** Begin **
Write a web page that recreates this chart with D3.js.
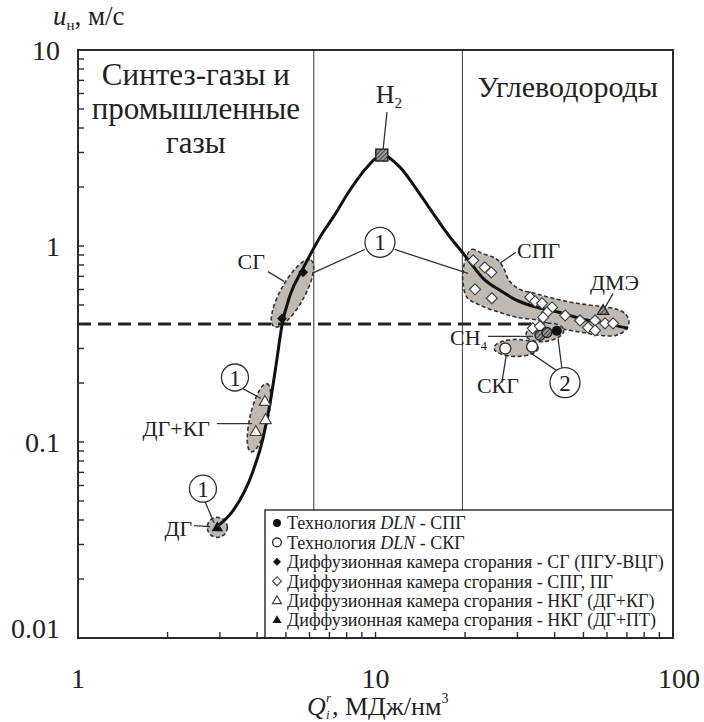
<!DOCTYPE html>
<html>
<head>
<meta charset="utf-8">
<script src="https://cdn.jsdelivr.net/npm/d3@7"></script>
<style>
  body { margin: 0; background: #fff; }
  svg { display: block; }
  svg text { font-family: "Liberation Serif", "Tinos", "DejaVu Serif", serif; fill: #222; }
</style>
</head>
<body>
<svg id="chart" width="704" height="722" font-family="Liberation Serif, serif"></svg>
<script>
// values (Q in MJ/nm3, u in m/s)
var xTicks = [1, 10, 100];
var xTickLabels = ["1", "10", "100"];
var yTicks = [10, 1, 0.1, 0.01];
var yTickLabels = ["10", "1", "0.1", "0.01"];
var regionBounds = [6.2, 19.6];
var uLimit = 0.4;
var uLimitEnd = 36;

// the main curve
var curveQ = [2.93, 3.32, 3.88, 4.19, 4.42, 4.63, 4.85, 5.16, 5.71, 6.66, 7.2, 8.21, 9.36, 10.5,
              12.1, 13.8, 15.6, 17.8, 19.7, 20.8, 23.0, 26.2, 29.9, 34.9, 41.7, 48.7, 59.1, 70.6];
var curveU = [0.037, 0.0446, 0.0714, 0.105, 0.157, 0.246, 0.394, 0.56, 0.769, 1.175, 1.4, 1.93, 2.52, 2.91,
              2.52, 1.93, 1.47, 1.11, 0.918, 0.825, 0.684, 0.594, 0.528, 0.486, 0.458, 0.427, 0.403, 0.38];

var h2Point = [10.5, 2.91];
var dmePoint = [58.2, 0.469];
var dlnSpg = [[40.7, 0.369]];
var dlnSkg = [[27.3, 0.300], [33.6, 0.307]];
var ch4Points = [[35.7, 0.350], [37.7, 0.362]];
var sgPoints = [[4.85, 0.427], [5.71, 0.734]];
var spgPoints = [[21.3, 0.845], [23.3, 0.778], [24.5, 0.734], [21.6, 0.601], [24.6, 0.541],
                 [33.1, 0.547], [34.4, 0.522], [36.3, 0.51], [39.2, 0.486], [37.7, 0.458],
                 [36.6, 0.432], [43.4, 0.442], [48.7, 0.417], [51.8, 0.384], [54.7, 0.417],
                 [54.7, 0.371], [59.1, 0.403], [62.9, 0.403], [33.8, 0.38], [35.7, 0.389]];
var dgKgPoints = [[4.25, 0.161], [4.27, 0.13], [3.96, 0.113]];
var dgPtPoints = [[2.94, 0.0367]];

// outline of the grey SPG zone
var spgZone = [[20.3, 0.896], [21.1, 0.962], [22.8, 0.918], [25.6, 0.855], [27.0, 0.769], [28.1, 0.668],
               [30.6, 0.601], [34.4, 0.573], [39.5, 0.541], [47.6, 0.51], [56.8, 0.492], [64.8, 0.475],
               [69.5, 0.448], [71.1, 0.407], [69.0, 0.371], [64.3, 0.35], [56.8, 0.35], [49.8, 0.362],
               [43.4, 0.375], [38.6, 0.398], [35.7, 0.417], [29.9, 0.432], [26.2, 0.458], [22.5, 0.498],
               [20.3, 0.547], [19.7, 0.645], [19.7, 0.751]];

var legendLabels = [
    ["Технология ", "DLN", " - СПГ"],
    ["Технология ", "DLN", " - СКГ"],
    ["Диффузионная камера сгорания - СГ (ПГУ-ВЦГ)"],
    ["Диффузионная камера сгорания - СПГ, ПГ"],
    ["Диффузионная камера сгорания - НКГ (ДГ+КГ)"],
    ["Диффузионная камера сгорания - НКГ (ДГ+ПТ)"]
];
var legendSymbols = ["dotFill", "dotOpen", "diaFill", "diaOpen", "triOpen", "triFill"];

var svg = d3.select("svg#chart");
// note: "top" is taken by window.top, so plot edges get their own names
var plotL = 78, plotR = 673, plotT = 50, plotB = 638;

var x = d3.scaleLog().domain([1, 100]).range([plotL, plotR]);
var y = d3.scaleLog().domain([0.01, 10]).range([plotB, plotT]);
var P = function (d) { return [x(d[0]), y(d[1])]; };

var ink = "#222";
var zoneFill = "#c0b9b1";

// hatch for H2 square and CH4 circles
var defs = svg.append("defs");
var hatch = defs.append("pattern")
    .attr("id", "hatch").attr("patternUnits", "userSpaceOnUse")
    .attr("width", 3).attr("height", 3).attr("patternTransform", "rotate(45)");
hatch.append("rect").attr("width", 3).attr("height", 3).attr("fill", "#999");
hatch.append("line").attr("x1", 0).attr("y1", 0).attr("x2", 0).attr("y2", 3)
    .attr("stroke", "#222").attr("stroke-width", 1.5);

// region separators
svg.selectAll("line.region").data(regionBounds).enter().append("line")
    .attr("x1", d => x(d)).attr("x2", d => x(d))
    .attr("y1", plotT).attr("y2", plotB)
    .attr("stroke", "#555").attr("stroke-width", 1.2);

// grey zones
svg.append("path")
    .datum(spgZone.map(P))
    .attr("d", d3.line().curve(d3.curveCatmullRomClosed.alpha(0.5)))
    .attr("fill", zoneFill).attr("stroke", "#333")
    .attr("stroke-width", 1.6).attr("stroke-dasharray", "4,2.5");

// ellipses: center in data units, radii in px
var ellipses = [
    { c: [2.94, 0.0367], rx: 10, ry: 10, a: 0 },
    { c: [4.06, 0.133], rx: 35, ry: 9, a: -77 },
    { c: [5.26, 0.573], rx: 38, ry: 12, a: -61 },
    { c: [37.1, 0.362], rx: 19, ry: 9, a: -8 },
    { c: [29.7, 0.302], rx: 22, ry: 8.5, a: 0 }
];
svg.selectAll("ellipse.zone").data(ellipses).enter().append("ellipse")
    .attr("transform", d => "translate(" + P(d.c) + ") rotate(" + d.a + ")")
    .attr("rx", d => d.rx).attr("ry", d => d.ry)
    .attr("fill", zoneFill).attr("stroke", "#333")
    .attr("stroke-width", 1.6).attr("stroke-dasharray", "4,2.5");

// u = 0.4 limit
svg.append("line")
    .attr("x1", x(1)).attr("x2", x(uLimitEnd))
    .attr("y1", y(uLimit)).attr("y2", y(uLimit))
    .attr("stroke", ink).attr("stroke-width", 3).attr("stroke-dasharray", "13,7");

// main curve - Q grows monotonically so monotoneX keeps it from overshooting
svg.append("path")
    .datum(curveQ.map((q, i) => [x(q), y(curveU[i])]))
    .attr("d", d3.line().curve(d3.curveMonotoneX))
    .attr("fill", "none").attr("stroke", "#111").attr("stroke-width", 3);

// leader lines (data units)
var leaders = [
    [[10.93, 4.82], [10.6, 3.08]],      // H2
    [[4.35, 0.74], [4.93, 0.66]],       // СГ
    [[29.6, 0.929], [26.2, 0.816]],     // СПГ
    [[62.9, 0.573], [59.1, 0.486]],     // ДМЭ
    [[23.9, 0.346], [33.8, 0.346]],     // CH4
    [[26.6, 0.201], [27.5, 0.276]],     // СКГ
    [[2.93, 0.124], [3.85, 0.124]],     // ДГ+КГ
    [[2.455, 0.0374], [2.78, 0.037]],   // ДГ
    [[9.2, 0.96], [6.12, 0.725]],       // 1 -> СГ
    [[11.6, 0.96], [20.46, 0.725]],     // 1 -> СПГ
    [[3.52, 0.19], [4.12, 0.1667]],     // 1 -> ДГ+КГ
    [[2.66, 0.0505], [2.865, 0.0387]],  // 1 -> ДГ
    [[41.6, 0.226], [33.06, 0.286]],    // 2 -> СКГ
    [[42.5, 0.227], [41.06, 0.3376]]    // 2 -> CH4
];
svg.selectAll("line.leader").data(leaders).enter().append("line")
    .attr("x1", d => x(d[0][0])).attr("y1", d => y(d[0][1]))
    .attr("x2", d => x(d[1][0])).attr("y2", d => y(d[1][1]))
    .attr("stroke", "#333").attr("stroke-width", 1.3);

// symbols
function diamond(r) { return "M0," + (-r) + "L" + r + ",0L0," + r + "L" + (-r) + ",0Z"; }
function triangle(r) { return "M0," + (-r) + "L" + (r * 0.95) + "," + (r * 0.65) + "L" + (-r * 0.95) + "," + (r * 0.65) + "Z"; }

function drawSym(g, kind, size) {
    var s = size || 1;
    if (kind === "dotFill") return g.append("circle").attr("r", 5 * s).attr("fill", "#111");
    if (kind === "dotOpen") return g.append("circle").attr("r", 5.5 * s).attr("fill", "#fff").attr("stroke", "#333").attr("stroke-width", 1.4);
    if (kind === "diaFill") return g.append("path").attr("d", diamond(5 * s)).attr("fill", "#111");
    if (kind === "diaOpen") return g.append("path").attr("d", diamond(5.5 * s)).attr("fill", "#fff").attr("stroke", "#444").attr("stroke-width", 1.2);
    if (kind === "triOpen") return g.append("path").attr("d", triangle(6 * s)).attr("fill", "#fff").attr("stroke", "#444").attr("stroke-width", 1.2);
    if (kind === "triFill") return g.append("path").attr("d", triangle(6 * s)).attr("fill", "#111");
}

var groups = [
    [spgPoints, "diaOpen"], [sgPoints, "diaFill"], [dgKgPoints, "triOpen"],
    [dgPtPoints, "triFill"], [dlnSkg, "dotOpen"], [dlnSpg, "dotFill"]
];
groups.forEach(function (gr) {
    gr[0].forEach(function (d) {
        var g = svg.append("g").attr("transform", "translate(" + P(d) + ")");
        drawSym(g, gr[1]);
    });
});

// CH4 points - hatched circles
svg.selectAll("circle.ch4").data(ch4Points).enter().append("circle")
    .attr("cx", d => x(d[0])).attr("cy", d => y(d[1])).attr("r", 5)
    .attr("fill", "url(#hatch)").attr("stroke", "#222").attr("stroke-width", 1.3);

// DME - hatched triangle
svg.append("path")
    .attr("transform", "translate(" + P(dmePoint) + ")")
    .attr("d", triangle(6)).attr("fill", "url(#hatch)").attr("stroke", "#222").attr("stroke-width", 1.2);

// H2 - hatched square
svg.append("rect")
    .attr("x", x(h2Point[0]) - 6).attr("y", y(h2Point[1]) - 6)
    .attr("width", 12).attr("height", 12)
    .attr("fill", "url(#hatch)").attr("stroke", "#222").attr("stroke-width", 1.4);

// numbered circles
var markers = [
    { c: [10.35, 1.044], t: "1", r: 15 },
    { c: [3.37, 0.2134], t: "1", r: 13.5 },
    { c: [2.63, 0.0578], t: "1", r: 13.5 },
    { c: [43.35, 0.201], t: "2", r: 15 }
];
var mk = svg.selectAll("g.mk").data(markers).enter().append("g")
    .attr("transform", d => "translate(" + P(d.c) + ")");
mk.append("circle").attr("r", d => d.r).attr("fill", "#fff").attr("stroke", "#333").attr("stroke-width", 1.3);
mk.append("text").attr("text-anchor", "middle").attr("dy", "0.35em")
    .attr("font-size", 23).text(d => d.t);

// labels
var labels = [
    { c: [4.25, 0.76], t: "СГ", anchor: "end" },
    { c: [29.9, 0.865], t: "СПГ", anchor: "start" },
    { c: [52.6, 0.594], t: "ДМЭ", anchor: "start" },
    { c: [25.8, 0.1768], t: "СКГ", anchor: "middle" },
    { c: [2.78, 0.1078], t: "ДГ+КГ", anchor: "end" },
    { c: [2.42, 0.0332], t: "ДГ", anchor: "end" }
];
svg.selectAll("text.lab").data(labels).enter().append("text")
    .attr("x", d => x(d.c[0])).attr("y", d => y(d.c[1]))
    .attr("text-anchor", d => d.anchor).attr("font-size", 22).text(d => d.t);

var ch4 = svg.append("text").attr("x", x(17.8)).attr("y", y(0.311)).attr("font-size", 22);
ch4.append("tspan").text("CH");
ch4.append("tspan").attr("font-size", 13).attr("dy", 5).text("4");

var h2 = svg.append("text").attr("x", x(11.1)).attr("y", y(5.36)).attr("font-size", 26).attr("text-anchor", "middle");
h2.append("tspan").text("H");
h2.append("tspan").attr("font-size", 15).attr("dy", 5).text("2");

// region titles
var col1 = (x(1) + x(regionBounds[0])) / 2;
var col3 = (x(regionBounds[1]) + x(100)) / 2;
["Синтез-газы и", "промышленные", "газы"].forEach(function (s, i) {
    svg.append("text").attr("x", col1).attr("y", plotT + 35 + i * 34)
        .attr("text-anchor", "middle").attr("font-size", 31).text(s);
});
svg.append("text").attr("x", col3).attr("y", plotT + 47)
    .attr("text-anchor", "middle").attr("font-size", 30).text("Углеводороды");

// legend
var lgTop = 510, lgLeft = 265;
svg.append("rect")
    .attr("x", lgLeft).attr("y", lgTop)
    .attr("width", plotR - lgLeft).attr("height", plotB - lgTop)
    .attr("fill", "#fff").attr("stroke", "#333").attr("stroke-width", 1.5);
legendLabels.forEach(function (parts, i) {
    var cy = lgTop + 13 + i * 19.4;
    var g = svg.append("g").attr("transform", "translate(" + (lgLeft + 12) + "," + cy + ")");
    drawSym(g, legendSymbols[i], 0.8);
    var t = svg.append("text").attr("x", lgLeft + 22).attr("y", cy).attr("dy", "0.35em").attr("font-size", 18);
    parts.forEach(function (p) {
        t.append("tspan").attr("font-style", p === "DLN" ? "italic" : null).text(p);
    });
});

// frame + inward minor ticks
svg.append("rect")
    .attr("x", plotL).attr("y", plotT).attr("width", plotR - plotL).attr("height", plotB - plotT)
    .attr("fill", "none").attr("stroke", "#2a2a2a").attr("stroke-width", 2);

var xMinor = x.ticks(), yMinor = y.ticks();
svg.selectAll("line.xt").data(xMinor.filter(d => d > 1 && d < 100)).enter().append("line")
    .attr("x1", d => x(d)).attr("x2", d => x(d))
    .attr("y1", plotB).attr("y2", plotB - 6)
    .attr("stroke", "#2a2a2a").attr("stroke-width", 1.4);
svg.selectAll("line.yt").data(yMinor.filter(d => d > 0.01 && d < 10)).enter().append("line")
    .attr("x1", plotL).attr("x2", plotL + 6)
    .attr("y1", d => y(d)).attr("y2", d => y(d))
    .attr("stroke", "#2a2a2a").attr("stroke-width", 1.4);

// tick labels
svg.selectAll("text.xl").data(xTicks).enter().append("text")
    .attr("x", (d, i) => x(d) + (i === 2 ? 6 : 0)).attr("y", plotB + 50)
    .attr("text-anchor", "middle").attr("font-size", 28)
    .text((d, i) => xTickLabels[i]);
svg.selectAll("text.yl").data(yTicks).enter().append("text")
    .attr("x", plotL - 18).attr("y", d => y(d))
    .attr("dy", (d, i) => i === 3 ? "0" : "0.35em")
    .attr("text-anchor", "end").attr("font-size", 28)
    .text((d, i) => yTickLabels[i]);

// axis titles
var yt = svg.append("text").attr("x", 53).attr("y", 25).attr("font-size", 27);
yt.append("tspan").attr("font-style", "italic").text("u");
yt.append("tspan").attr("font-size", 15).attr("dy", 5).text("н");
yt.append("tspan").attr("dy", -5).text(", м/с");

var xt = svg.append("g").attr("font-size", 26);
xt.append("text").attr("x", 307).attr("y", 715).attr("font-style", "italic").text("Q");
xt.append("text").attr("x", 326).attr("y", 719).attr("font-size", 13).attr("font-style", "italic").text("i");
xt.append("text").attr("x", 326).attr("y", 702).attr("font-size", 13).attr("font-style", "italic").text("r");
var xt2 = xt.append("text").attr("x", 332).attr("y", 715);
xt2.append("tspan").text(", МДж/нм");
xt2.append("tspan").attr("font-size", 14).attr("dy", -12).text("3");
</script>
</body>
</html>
** End **
## [Task goal]
Set the lines above down again, word for word, from the first through the one containing "var dgPtPoints = [[2.94, 0.0367]];"; pictures excluded.

## [Solution for this problem]
Write a web page that recreates this chart with D3.js.
<!DOCTYPE html>
<html>
<head>
<meta charset="utf-8">
<script src="https://cdn.jsdelivr.net/npm/d3@7"></script>
<style>
  body { margin: 0; background: #fff; }
  svg { display: block; }
  svg text { font-family: "Liberation Serif", "Tinos", "DejaVu Serif", serif; fill: #222; }
</style>
</head>
<body>
<svg id="chart" width="704" height="722" font-family="Liberation Serif, serif"></svg>
<script>
// values (Q in MJ/nm3, u in m/s)
var xTicks = [1, 10, 100];
var xTickLabels = ["1", "10", "100"];
var yTicks = [10, 1, 0.1, 0.01];
var yTickLabels = ["10", "1", "0.1", "0.01"];
var regionBounds = [6.2, 19.6];
var uLimit = 0.4;
var uLimitEnd = 36;

// the main curve
var curveQ = [2.93, 3.32, 3.88, 4.19, 4.42, 4.63, 4.85, 5.16, 5.71, 6.66, 7.2, 8.21, 9.36, 10.5,
              12.1, 13.8, 15.6, 17.8, 19.7, 20.8, 23.0, 26.2, 29.9, 34.9, 41.7, 48.7, 59.1, 70.6];
var curveU = [0.037, 0.0446, 0.0714, 0.105, 0.157, 0.246, 0.394, 0.56, 0.769, 1.175, 1.4, 1.93, 2.52, 2.91,
              2.52, 1.93, 1.47, 1.11, 0.918, 0.825, 0.684, 0.594, 0.528, 0.486, 0.458, 0.427, 0.403, 0.38];

var h2Point = [10.5, 2.91];
var dmePoint = [58.2, 0.469];
var dlnSpg = [[40.7, 0.369]];
var dlnSkg = [[27.3, 0.300], [33.6, 0.307]];
var ch4Points = [[35.7, 0.350], [37.7, 0.362]];
var sgPoints = [[4.85, 0.427], [5.71, 0.734]];
var spgPoints = [[21.3, 0.845], [23.3, 0.778], [24.5, 0.734], [21.6, 0.601], [24.6, 0.541],
                 [33.1, 0.547], [34.4, 0.522], [36.3, 0.51], [39.2, 0.486], [37.7, 0.458],
                 [36.6, 0.432], [43.4, 0.442], [48.7, 0.417], [51.8, 0.384], [54.7, 0.417],
                 [54.7, 0.371], [59.1, 0.403], [62.9, 0.403], [33.8, 0.38], [35.7, 0.389]];
var dgKgPoints = [[4.25, 0.161], [4.27, 0.13], [3.96, 0.113]];
var dgPtPoints = [[2.94, 0.0367]];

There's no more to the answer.